Given records —
>>>
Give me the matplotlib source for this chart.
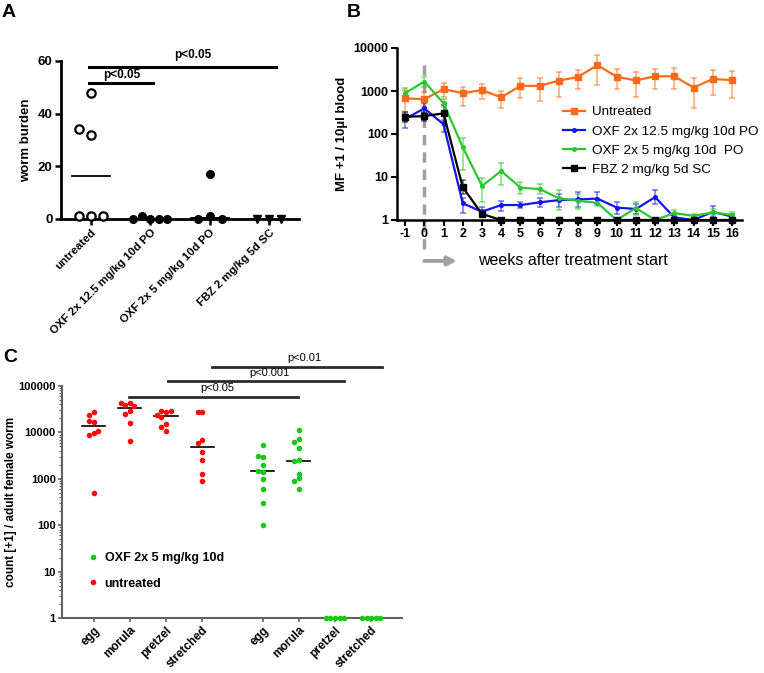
import numpy as np
import matplotlib.pyplot as plt
import matplotlib.transforms as mtransforms
from matplotlib.colors import to_rgba
from matplotlib.lines import Line2D

plt.rcParams['font.family'] = ['Liberation Sans', 'DejaVu Sans']

# --- Panel A: worm burden ---
a_groups = ['untreated', 'OXF 2x 12.5 mg/kg 10d PO', 'OXF 2x 5 mg/kg 10d PO', 'FBZ 2 mg/kg 5d SC']
a_untreated = [48, 32, 34, 1, 1, 1]
a_oxf125 = [0, 1, 0, 0, 0]
a_oxf5 = [17, 1, 0, 0]
a_fbz = [0, 0, 0]
a_pvals = ['p<0.05', 'p<0.05']

# --- Panel B: microfilariae over time ---
weeks = [-1, 0, 1, 2, 3, 4, 5, 6, 7, 8, 9, 10, 11, 12, 13, 14, 15, 16]
b_labels = ['Untreated', 'OXF 2x 12.5 mg/kg 10d PO', 'OXF 2x 5 mg/kg 10d  PO', 'FBZ 2 mg/kg 5d SC']
untr_mean = [676, 640, 1110, 890, 1050, 710, 1320, 1320, 1740, 2130, 4000, 2150, 1760, 2200, 2200, 1200, 1900, 1800]
untr_hi = [1050, 960, 1560, 1260, 1450, 1000, 1990, 1990, 2710, 3160, 6790, 3270, 2840, 3270, 3400, 2000, 3000, 2900]
untr_lo = [330, 430, 740, 455, 640, 395, 676, 595, 710, 1130, 1350, 1130, 740, 1130, 1130, 400, 810, 700]
oxf125_mean = [224, 395, 168, 2.44, 1.56, 2.23, 2.23, 2.58, 2.9, 3.0, 3.15, 1.95, 1.8, 3.4, 1.15, 1.0, 1.55, 1.2]
oxf125_hi = [293, 520, 212, 3.2, 1.97, 2.81, 2.63, 3.2, 4.0, 4.4, 4.4, 2.6, 2.4, 4.9, 1.3, 1.0, 2.1, 1.4]
oxf125_lo = [135, 314, 113, 1.48, 1.26, 1.65, 1.87, 2.04, 2.0, 2.0, 2.4, 1.4, 1.4, 2.3, 1.0, 1.0, 1.2, 1.0]
oxf5_mean = [890, 1660, 520, 49, 6.2, 13.8, 5.64, 5.25, 3.2, 2.8, 2.5, 1.0, 1.9, 1.0, 1.45, 1.25, 1.5, 1.3]
oxf5_hi = [1150, 2150, 650, 82, 9.3, 20.9, 7.8, 6.9, 5.0, 4.0, 3.0, 1.0, 2.6, 1.0, 1.7, 1.4, 1.8, 1.5]
oxf5_lo = [676, 1260, 430, 14.5, 2.66, 6.5, 4.0, 4.0, 1.7, 1.8, 2.1, 1.0, 1.3, 1.0, 1.2, 1.1, 1.3, 1.1]
fbz_mean = [252, 260, 303, 5.76, 1.38, 1, 1, 1, 1, 1, 1, 1, 1, 1, 1, 1, 1, 1]
fbz_hi = [330, 330, 470, 8.5, 1.7, 1, 1, 1, 1, 1, 1, 1, 1, 1, 1, 1, 1, 1]
fbz_lo = [194, 200, 194, 4.0, 1.19, 1, 1, 1, 1, 1, 1, 1, 1, 1, 1, 1, 1, 1]

# --- Panel C: embryo stages per female worm ---
c_stages = ['egg', 'morula', 'pretzel', 'stretched', 'egg', 'morula', 'pretzel', 'stretched']
red_egg = [27000, 23500, 16500, 17500, 9800, 9000, 10700, 500]
red_morula = [43600, 39000, 37000, 42500, 29000, 24500, 16000, 6600]
red_pretzel = [27000, 29000, 28500, 22000, 24000, 15000, 13000, 10700]
red_stretched = [27000, 27000, 6900, 6000, 3700, 2500, 1300, 910]
green_egg = [5300, 2960, 3150, 1940, 1420, 1490, 1000, 600, 300, 100]
green_morula = [11200, 7100, 6100, 4650, 2530, 2400, 1300, 1020, 910, 600]
green_pretzel = [1, 1, 1, 1, 1]
green_stretched = [1, 1, 1, 1, 1]
c_pvals = ['p<0.05', 'p<0.001', 'p<0.01']
c_pline_y = [59000, 127000, 260000]


def swarm(ax, xc, vals, d):
    """spread points sideways (display px) so markers don't overlap"""
    ys = ax.transData.transform(np.column_stack([np.full(len(vals), xc), vals]))[:, 1]
    cands = [0] + [s * i for i in range(1, 30) for s in (-1, 1)]
    placed = []
    for y in ys:
        for c in cands:
            if all((c * d - px) ** 2 + (y - py) ** 2 >= d * d - 1e-6 for px, py in placed):
                break
        placed.append((c * d, y))
    unit = ax.transData.transform((1, 1))[0] - ax.transData.transform((0, 1))[0]
    return xc + np.array([p[0] for p in placed]) / unit


W, H = 764, 673
fig = plt.figure(figsize=(W / 100, H / 100), dpi=100)


def px_axes(l, r, b, t):
    return fig.add_axes([l / W, 1 - b / H, (r - l) / W, (b - t) / H])


# ================= A =================
axA = px_axes(61, 299, 219, 61)
axA.set_xlim(-0.5, 3.5)
axA.set_ylim(0, 60)
a_data = [a_untreated, a_oxf125, a_oxf5, a_fbz]
a_spread = [12, 8.5, 12, 12]
a_style = [dict(marker='o', mfc='white', mec='black', mew=1.6, ms=6),
           dict(marker='o', mfc='black', mec='black', ms=5.5),
           dict(marker='o', mfc='black', mec='black', ms=5.5),
           dict(marker='v', mfc='black', mec='black', ms=5.5)]
for i, vals in enumerate(a_data):
    xs = swarm(axA, i, vals, a_spread[i])
    axA.plot(xs, vals, ls='none', clip_on=False, zorder=3, **a_style[i])
    m = np.median(vals)
    axA.plot([i - 0.32, i + 0.32], [m, m], color='black', lw=1.3, zorder=2, clip_on=False)

axA.plot([-0.03, 1.04], [51.5, 51.5], color='black', lw=2.2, clip_on=False)
axA.annotate(a_pvals[0], (0.52, 51.5), xytext=(0, 1.5), textcoords='offset points',
             ha='center', va='bottom', fontsize=8.5, fontweight='bold')
axA.plot([-0.03, 3.12], [57.8, 57.8], color='black', lw=2.2, clip_on=False)
axA.annotate(a_pvals[1], (1.72, 57.8), xytext=(0, 4.5), textcoords='offset points',
             ha='center', va='bottom', fontsize=8.5, fontweight='bold')

axA.set_xticks(range(4))
axA.set_xticklabels(a_groups, rotation=45, ha='right', rotation_mode='anchor',
                    fontsize=8.2, fontweight='bold')
axA.set_yticks([0, 20, 40, 60])
axA.set_yticklabels(['0', '20', '40', '60'], fontsize=9.5, fontweight='bold')
axA.set_ylabel('worm burden', fontsize=9.5, fontweight='bold', labelpad=4)
for s in ['top', 'right']:
    axA.spines[s].set_visible(False)
for s in ['left', 'bottom']:
    axA.spines[s].set_linewidth(2)
axA.tick_params(width=1.8, length=4, pad=2)

# ================= B =================
axB = px_axes(397, 742, 220, 48)
axB.set_yscale('log')
axB.set_xlim(-1.42, 16.52)
axB.set_ylim(1, 10000)

b_series = [(untr_mean, untr_lo, untr_hi, '#FF6A1A', 's', 4.2),
            (oxf125_mean, oxf125_lo, oxf125_hi, '#1414F0', 'o', 2.6),
            (oxf5_mean, oxf5_lo, oxf5_hi, '#2BC82B', 'o', 2.6),
            (fbz_mean, fbz_lo, fbz_hi, 'black', 's', 3.8)]
handles = []
for (mean, lo, hi, col, mk, ms), lab in zip(b_series, b_labels):
    mean = np.array(mean, float)
    err = [mean - np.array(lo), np.array(hi) - mean]
    axB.errorbar(weeks, mean, yerr=err, color=col, ecolor=to_rgba(col, 0.55),
                 elinewidth=1.2, capsize=2.5, capthick=1.2, lw=1.6,
                 marker=mk, ms=ms, clip_on=False, zorder=3)
    handles.append(Line2D([], [], color=col, lw=1.6, marker=mk, ms=ms))

axB.legend(handles, b_labels, loc='upper left', bbox_to_anchor=(563 / W, 1 - 106 / H),
           bbox_transform=fig.transFigure, frameon=False, fontsize=9.7,
           handlelength=1.6, handletextpad=0.55, labelspacing=0.5,
           borderpad=0, borderaxespad=0, numpoints=1)

trB = mtransforms.blended_transform_factory(axB.transData, axB.transAxes)
axB.plot([0, 0], [-0.17, 0.91], transform=trB, color='#a0a0a0', lw=2.5,
         ls=(0, (3, 2)), clip_on=False, zorder=1)
axB.annotate('', xy=(1.7, -0.238), xytext=(0, -0.238), xycoords=trB,
             arrowprops=dict(arrowstyle='-|>', color='#a0a0a0', lw=2.8,
                             mutation_scale=13, shrinkA=0, shrinkB=0))
axB.text(2.79, -0.238, 'weeks after treatment start', transform=trB,
         ha='left', va='center', fontsize=11.5)

axB.set_xticks(weeks)
axB.set_xticklabels([str(w) for w in weeks], fontsize=9, fontweight='bold')
axB.set_yticks([1, 10, 100, 1000, 10000])
axB.set_yticklabels(['1', '10', '100', '1000', '10000'], fontsize=9, fontweight='bold')
axB.yaxis.set_minor_locator(plt.NullLocator())
axB.set_ylabel('MF +1 / 10\u00b5l blood', fontsize=9.5, fontweight='bold', labelpad=4)
for s in ['top', 'right']:
    axB.spines[s].set_visible(False)
for s in ['left', 'bottom']:
    axB.spines[s].set_linewidth(1.8)
axB.tick_params(width=1.5, length=4, pad=2)

# ================= C =================
axC = px_axes(62, 402, 618, 386)
axC.set_yscale('log')
axC.set_xlim(-0.87, 8.52)
axC.set_ylim(1, 100000)
c_pos = [0, 1, 2, 3, 4.67, 5.67, 6.67, 7.67]
c_data = [red_egg, red_morula, red_pretzel, red_stretched,
          green_egg, green_morula, green_pretzel, green_stretched]
red, green = '#FF0A0A', '#19C819'
c_cols = [red] * 4 + [green] * 4
for x, vals, col in zip(c_pos, c_data, c_cols):
    xs = swarm(axC, x, vals, 4.6)
    axC.plot(xs, vals, ls='none', marker='o', ms=3, mfc=col, mec=col, clip_on=False, zorder=3)
    m = np.median(vals)
    if m > 1:
        axC.plot([x - 0.32, x + 0.32], [m, m], color='black', lw=1.2, zorder=2)

c_lines = [(0.98, 5.65, 3.43), (2.05, 6.92, 4.87), (3.27, 7.97, 5.81)]
for (x1, x2, xt), y, txt in zip(c_lines, c_pline_y, c_pvals):
    axC.plot([x1, x2], [y, y], color='#2a2a2a', lw=2, clip_on=False)
    axC.annotate(txt, (xt, y), xytext=(0, 2.5), textcoords='offset points',
                 ha='center', va='bottom', fontsize=8, annotation_clip=False)

c_handles = [Line2D([], [], ls='none', marker='o', ms=3, color=green),
             Line2D([], [], ls='none', marker='o', ms=3, color=red)]
axC.legend(c_handles, ['OXF 2x 5 mg/kg 10d', 'untreated'], loc='upper left',
           bbox_to_anchor=(87.7 / W, 1 - 552 / H), bbox_transform=fig.transFigure,
           frameon=False, prop=dict(size=9, weight='bold'), handlelength=0.8,
           handletextpad=0.55, labelspacing=1.1, borderpad=0, borderaxespad=0)

axC.set_xticks(c_pos)
axC.set_xticklabels(c_stages, rotation=45, ha='right', rotation_mode='anchor',
                    fontsize=8.5, fontweight='bold')
axC.set_yticks([1, 10, 100, 1000, 10000, 100000])
axC.set_yticklabels(['1', '10', '100', '1000', '10000', '100000'], fontsize=8, fontweight='bold')
axC.set_ylabel('count [+1] / adult female worm', fontsize=8.5, fontweight='bold', labelpad=1)
for s in ['top', 'right']:
    axC.spines[s].set_visible(False)
for s in ['left', 'bottom']:
    axC.spines[s].set_linewidth(1.5)
    axC.spines[s].set_color('#606060')
axC.tick_params(which='major', width=1.2, length=3, color='#606060', pad=1.5)
axC.tick_params(which='minor', width=0.8, length=2, color='#606060')
axC.xaxis.set_minor_locator(plt.NullLocator())

# panel letters
fig.text(2 / W, 1 - 17 / H, 'A', fontsize=14, fontweight='bold', va='baseline')
fig.text(347 / W, 1 - 17 / H, 'B', fontsize=14, fontweight='bold', va='baseline')
fig.text(3 / W, 1 - 362 / H, 'C', fontsize=14, fontweight='bold', va='baseline')

fig.savefig('out.png', dpi=100)
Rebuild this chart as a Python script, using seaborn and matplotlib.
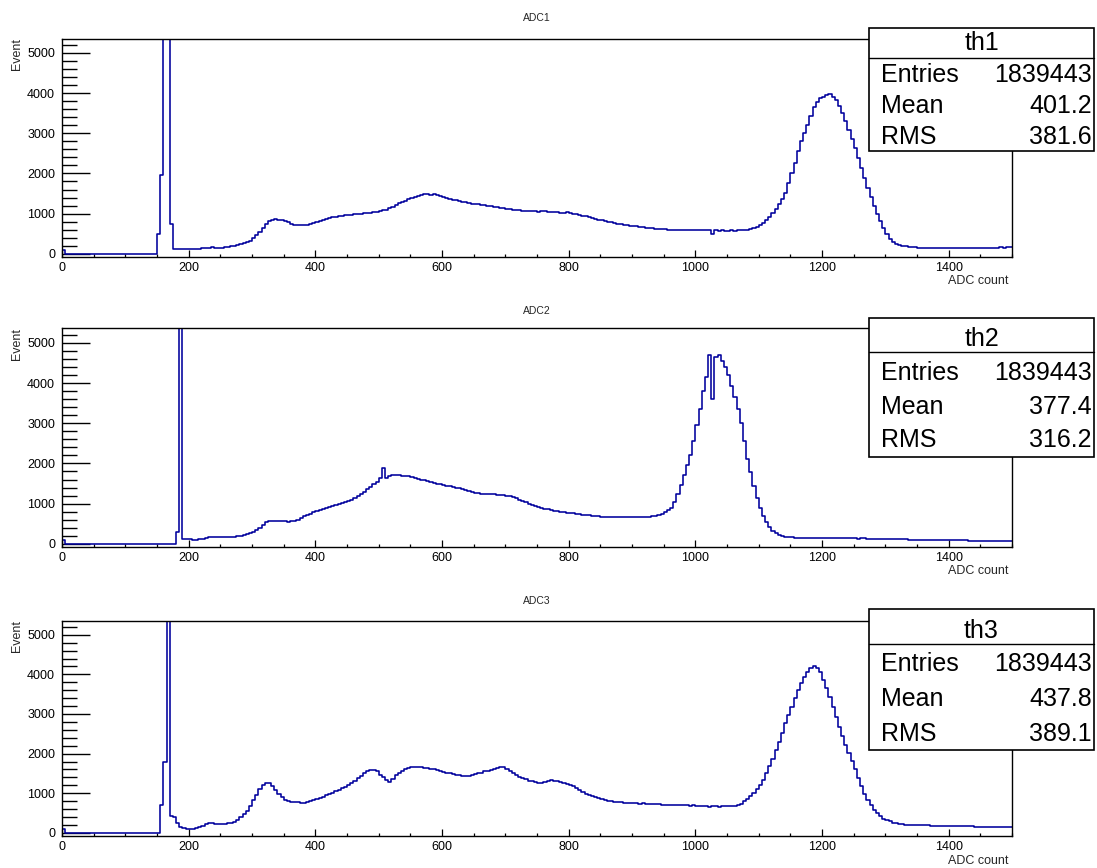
import numpy as np
import pandas as pd
import matplotlib
matplotlib.use("Agg")
import matplotlib.pyplot as plt
import seaborn as sns
from matplotlib.patches import Rectangle
from matplotlib.lines import Line2D
from matplotlib.ticker import MultipleLocator

# ---------------------------------------------------------------- data
BIN_WIDTH = 5
X_MIN, X_MAX = 0, 1500

# counts per 5-ADC bin, 0..1500 (10 bins per row = 50 ADC)
adc1_counts = [
    100, 5, 5, 5, 5, 5, 5, 5, 5, 5,
    5, 5, 5, 5, 5, 5, 5, 5, 5, 5,
    5, 5, 5, 5, 5, 5, 5, 5, 5, 5,
    500, 1950, 12000, 12000, 750, 130, 125, 122, 120, 118,
    115, 112, 118, 125, 132, 142, 152, 158, 150, 152,
    155, 165, 180, 195, 205, 220, 235, 260, 290, 330,
    390, 460, 550, 650, 750, 810, 850, 860, 845, 830,
    805, 780, 750, 725, 710, 715, 705, 710, 735, 765,
    790, 820, 850, 870, 890, 910, 925, 940, 950, 955,
    965, 975, 980, 990, 1000, 1005, 1020, 1025, 1040, 1050,
    1065, 1080, 1100, 1130, 1170, 1210, 1260, 1290, 1320, 1360,
    1390, 1410, 1440, 1460, 1480, 1500, 1470, 1490, 1460, 1440,
    1410, 1390, 1370, 1350, 1330, 1310, 1290, 1280, 1260, 1250,
    1240, 1230, 1220, 1210, 1200, 1190, 1175, 1160, 1140, 1130,
    1120, 1110, 1100, 1090, 1080, 1070, 1060, 1065, 1055, 1060,
    1050, 1060, 1065, 1050, 1045, 1040, 1030, 1025, 1020, 1030,
    1020, 1000, 980, 965, 950, 930, 910, 890, 870, 850,
    830, 810, 790, 780, 760, 745, 730, 720, 705, 695,
    685, 680, 670, 660, 650, 640, 630, 620, 615, 610,
    605, 600, 595, 590, 600, 590, 585, 595, 590, 588,
    590, 595, 585, 590, 580, 490, 580, 575, 580, 570,
    575, 580, 570, 580, 585, 590, 600, 610, 630, 660,
    710, 770, 830, 910, 1010, 1120, 1240, 1370, 1510, 1760,
    2010, 2260, 2560, 2810, 3010, 3210, 3430, 3660, 3790, 3880,
    3910, 3960, 3980, 3910, 3830, 3690, 3510, 3310, 3090, 2870,
    2630, 2390, 2140, 1890, 1650, 1420, 1200, 1000, 810, 650,
    490, 370, 300, 250, 220, 200, 185, 175, 165, 160,
    155, 150, 148, 145, 142, 140, 138, 140, 138, 135,
    138, 140, 142, 140, 145, 143, 140, 148, 145, 150,
    148, 150, 152, 150, 155, 152, 158, 155, 160, 158,
]

adc2_counts = [
    100, 5, 5, 5, 5, 5, 5, 5, 5, 5,
    5, 5, 5, 5, 5, 5, 5, 5, 5, 5,
    5, 5, 5, 5, 5, 5, 5, 5, 5, 5,
    5, 5, 5, 5, 5, 5, 300, 12000, 130, 120,
    110, 100, 100, 110, 125, 145, 165, 175, 170, 165,
    160, 158, 157, 165, 175, 185, 200, 215, 240, 270,
    300, 340, 400, 470, 540, 560, 570, 575, 570, 560,
    555, 550, 555, 570, 600, 640, 680, 720, 750, 780,
    810, 840, 865, 890, 920, 950, 970, 990, 1020, 1050,
    1070, 1100, 1140, 1190, 1250, 1300, 1360, 1420, 1490, 1540,
    1650, 1880, 1640, 1700, 1725, 1720, 1710, 1700, 1690, 1680,
    1660, 1640, 1620, 1600, 1580, 1560, 1540, 1520, 1495, 1480,
    1460, 1445, 1430, 1410, 1395, 1380, 1360, 1340, 1320, 1290,
    1270, 1260, 1250, 1245, 1240, 1235, 1230, 1225, 1220, 1210,
    1200, 1190, 1170, 1140, 1100, 1070, 1040, 1000, 960, 930,
    910, 890, 870, 855, 840, 825, 810, 800, 785, 775,
    765, 755, 745, 735, 725, 715, 710, 700, 690, 680,
    675, 670, 670, 665, 668, 660, 665, 670, 660, 665,
    660, 665, 660, 670, 665, 670, 680, 690, 710, 740,
    780, 830, 900, 1040, 1230, 1470, 1720, 1950, 2200, 2550,
    2950, 3350, 3800, 4150, 4690, 3600, 4650, 4690, 4560, 4400,
    4200, 3920, 3650, 3350, 3000, 2550, 2100, 1780, 1450, 1150,
    900, 700, 530, 420, 330, 270, 220, 195, 180, 170,
    160, 155, 150, 148, 145, 145, 142, 140, 140, 140,
    138, 138, 136, 135, 135, 135, 134, 133, 132, 132,
    132, 130, 135, 132, 130, 128, 130, 128, 125, 122,
    120, 118, 116, 115, 112, 110, 108, 106, 105, 104,
    102, 100, 98, 96, 95, 94, 92, 92, 90, 90,
    88, 86, 85, 84, 83, 82, 80, 80, 80, 78,
    78, 77, 76, 75, 75, 74, 74, 73, 72, 72,
]

adc3_counts = [
    100, 5, 5, 5, 5, 5, 5, 5, 5, 5,
    5, 5, 5, 5, 5, 5, 5, 5, 5, 5,
    5, 5, 5, 5, 5, 5, 5, 5, 5, 5,
    5, 700, 1800, 12000, 420, 400, 250, 150, 110, 95,
    90, 95, 110, 150, 180, 230, 250, 240, 230, 220,
    220, 225, 240, 260, 280, 330, 400, 470, 560, 680,
    820, 960, 1100, 1200, 1260, 1250, 1180, 1080, 990, 900,
    820, 800, 790, 780, 770, 760, 750, 770, 800, 830,
    860, 880, 910, 950, 980, 1010, 1050, 1090, 1120, 1160,
    1200, 1260, 1320, 1380, 1440, 1500, 1550, 1580, 1590, 1560,
    1450, 1400, 1330, 1290, 1350, 1450, 1500, 1560, 1600, 1630,
    1650, 1660, 1670, 1650, 1640, 1630, 1620, 1600, 1580, 1560,
    1540, 1520, 1500, 1490, 1470, 1450, 1440, 1435, 1440, 1460,
    1480, 1500, 1520, 1550, 1560, 1580, 1600, 1630, 1650, 1670,
    1620, 1560, 1500, 1450, 1420, 1380, 1350, 1320, 1300, 1280,
    1270, 1265, 1280, 1300, 1330, 1320, 1300, 1280, 1265, 1230,
    1200, 1170, 1120, 1080, 1030, 990, 960, 930, 900, 870,
    850, 830, 810, 800, 790, 780, 770, 760, 755, 750,
    750, 745, 740, 745, 740, 735, 730, 725, 720, 715,
    710, 705, 700, 705, 700, 695, 700, 690, 685, 690,
    680, 675, 670, 665, 660, 665, 670, 660, 665, 670,
    665, 670, 680, 700, 740, 800, 860, 930, 1010, 1100,
    1200, 1330, 1500, 1680, 1870, 2080, 2300, 2530, 2760, 2980,
    3180, 3400, 3600, 3780, 3930, 4050, 4150, 4200, 4150, 4050,
    3870, 3650, 3420, 3180, 2930, 2680, 2440, 2220, 2020, 1820,
    1600, 1380, 1170, 990, 840, 700, 580, 490, 420, 360,
    320, 290, 260, 240, 225, 215, 210, 205, 200, 198,
    195, 192, 190, 188, 185, 182, 180, 178, 176, 175,
    172, 170, 170, 168, 165, 165, 162, 160, 158, 156,
    155, 152, 150, 150, 148, 146, 145, 142, 140, 138,
]

panel_titles = ["ADC1", "ADC2", "ADC3"]
hist_names = ["th1", "th2", "th3"]
entries = ["1839443", "1839443", "1839443"]
means = ["401.2", "377.4", "437.8"]
rms_values = ["381.6", "316.2", "389.1"]
x_label = "ADC count"
y_label = "Event"

# ---------------------------------------------------------------- style
sns.set_style("white")
plt.rcParams["font.family"] = ["Liberation Sans", "DejaVu Sans"]

W, H = 1097, 868
LINE_COLOR = "#00009c"


def fx(px):
    return px / W


def fy(py):
    return 1.0 - py / H


fig = plt.figure(figsize=(W / 100, H / 100), dpi=100)
fig.patch.set_facecolor("white")

centers = np.arange(X_MIN, X_MAX, BIN_WIDTH) + BIN_WIDTH / 2

frame_left, frame_right = 62, 1012
frames = [(38.5, 257), (328.5, 547), (620.5, 836)]
title_y = [18, 311, 601]
xlabel_y = [281, 571, 861]
boxes = [
    dict(top=28, div=58, bottom=151, rows=(43, 75, 106, 137)),
    dict(top=318, div=352, bottom=457, rows=(339, 373, 407, 440)),
    dict(top=609, div=644, bottom=750, rows=(631, 664, 699, 734)),
]
box_left, box_right = 869, 1094

series = [adc1_counts, adc2_counts, adc3_counts]

for i, counts in enumerate(series):
    top, bottom = frames[i]
    ax = fig.add_axes([fx(frame_left), fy(bottom),
                       (frame_right - frame_left) / W, (bottom - top) / H])
    df = pd.DataFrame({"adc": centers, "count": np.asarray(counts, float)})
    sns.histplot(data=df, x="adc", weights="count", binwidth=BIN_WIDTH,
                 binrange=(X_MIN, X_MAX), element="step", fill=False,
                 color=LINE_COLOR, linewidth=1.15, ax=ax)
    ax.set_xlim(X_MIN, X_MAX)
    ax.set_ylim(-80, 5360)
    ax.set_xlabel("")
    ax.set_ylabel("")
    for sp in ax.spines.values():
        sp.set_visible(True)
        sp.set_color("black")
        sp.set_linewidth(1.0)
    ax.xaxis.set_major_locator(MultipleLocator(200))
    ax.xaxis.set_minor_locator(MultipleLocator(50))
    ax.yaxis.set_major_locator(MultipleLocator(1000))
    ax.yaxis.set_minor_locator(MultipleLocator(200))
    ax.tick_params(axis="x", which="both", direction="in", bottom=True,
                   top=False, labelsize=9, pad=3.5, colors="black")
    ax.tick_params(axis="x", which="major", length=5, width=0.9)
    ax.tick_params(axis="x", which="minor", length=2.5, width=0.9)
    ax.tick_params(axis="y", which="both", direction="in", left=True,
                   right=False, labelsize=9, pad=5, colors="black")
    ax.tick_params(axis="y", which="major", length=20, width=1.0)
    ax.tick_params(axis="y", which="minor", length=10.8, width=1.0)
    ax.grid(False)

    # titles and axis captions
    fig.text(fx(537), fy(title_y[i]), panel_titles[i], ha="center",
             va="center", fontsize=7.5)
    fig.text(fx(1008), fy(xlabel_y[i]), x_label, ha="right", va="center",
             fontsize=9)
    fig.text(fx(17), fy(top), y_label, ha="center", va="top",
             rotation=90, fontsize=9)

    # statistics box
    b = boxes[i]
    fig.add_artist(Rectangle((fx(box_left), fy(b["bottom"])),
                             (box_right - box_left) / W,
                             (b["bottom"] - b["top"]) / H,
                             transform=fig.transFigure, facecolor="white",
                             edgecolor="black", linewidth=1.2, zorder=10))
    fig.add_artist(Line2D([fx(box_left), fx(box_right)],
                          [fy(b["div"]), fy(b["div"])],
                          transform=fig.transFigure, color="black",
                          linewidth=1.0, zorder=11))
    r = b["rows"]
    fig.text(fx((box_left + box_right) / 2), fy(r[0]), hist_names[i],
             ha="center", va="center", fontsize=18, color="black",
             zorder=12)
    labels = ["Entries", "Mean", "RMS"]
    vals = [entries[i], means[i], rms_values[i]]
    for k in range(3):
        fig.text(fx(881), fy(r[k + 1]), labels[k], ha="left", va="center",
                 fontsize=18, color="black", zorder=12)
        fig.text(fx(1092), fy(r[k + 1]), vals[k], ha="right", va="center",
                 fontsize=18, color="black", zorder=12)

fig.savefig("out.png", dpi=100)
<<<
Task directions — Word for word, give again the lines from the first entry to the line with "a_pvals = ['p<0.05', 'p<0.05']", inclusive. Exclude the pictures.

Response to this exercise —
Give me the matplotlib source for this chart.
import numpy as np
import matplotlib.pyplot as plt
import matplotlib.transforms as mtransforms
from matplotlib.colors import to_rgba
from matplotlib.lines import Line2D

plt.rcParams['font.family'] = ['Liberation Sans', 'DejaVu Sans']

# --- Panel A: worm burden ---
a_groups = ['untreated', 'OXF 2x 12.5 mg/kg 10d PO', 'OXF 2x 5 mg/kg 10d PO', 'FBZ 2 mg/kg 5d SC']
a_untreated = [48, 32, 34, 1, 1, 1]
a_oxf125 = [0, 1, 0, 0, 0]
a_oxf5 = [17, 1, 0, 0]
a_fbz = [0, 0, 0]
a_pvals = ['p<0.05', 'p<0.05']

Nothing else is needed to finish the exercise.